Well well well. This intriguing story was at the top of Drudge this morning:
U.N. climate chief Yvo de Boer to step down in July
Reuters Thursday, February 18, 2010; 6:44 AMLONDON (Reuters) - The U.N. climate chief Yvo de Boer has resigned to join a consultancy group as an adviser, the U.N. climate secretariat said on Thursday, two months after a disappointing Copenhagen summit.
De Boer will step down on July 1 to join KPMG, the U.N. framework convention on climate change (UNFCCC) said in a statement. He has led the agency since 2006.
“It was a difficult decision to make, but I believe the time is ripe for me to take on a new challenge, working on climate and sustainability with the private sector and academia,” de Boer said in the statement.
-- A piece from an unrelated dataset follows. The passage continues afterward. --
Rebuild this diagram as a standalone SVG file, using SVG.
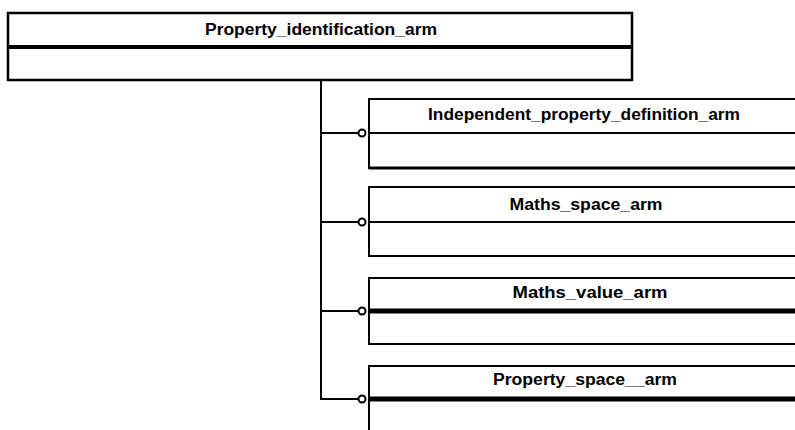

“Copenhagen did not provide us with a clear agreement in legal terms, but the political commitment and sense of direction toward a low-emissions world are overwhelming. This calls for new partnerships with the business sector and I now have the chance to help make this happen,” he added.
(Reporting by Michael Szabo and Gerard Wynn, Editing by Alison Williams)
At first glance, this appears to be a straight objective news story (with the possible exception of the use of the word “disappointing”).
Here’s the problem: there’s a lot left out. First and foremost, there’s no mention at all of the scandals that have plagued the U.N. IPCC over the past several months. Do the writers of this piece actually expect readers to believe that this influenced de Boer’s decision to jump off his sinking ship while he had the chance? Surely that would be water-cooler material.
The piece also doesn’t say much about de Boer himself. As I coincidentally posted the other day, on November 12, 2007 he said:
Failing to recognize the urgency of [catastrophic man-made global warming] and act on it would be nothing less that criminally irresponsible.
Now that the “science” of AGW is melting faster than a Himalayan glacier, I wonder if de Boer is worried about being held criminally irresponsible for something … But the writers of this Reuters piece sure don’t.
You think if this were the right-leaning leader of a right-leaning organization, such juicy—but essential—details would be left out of a news story? Me neither.
This is what you call media bias by omission.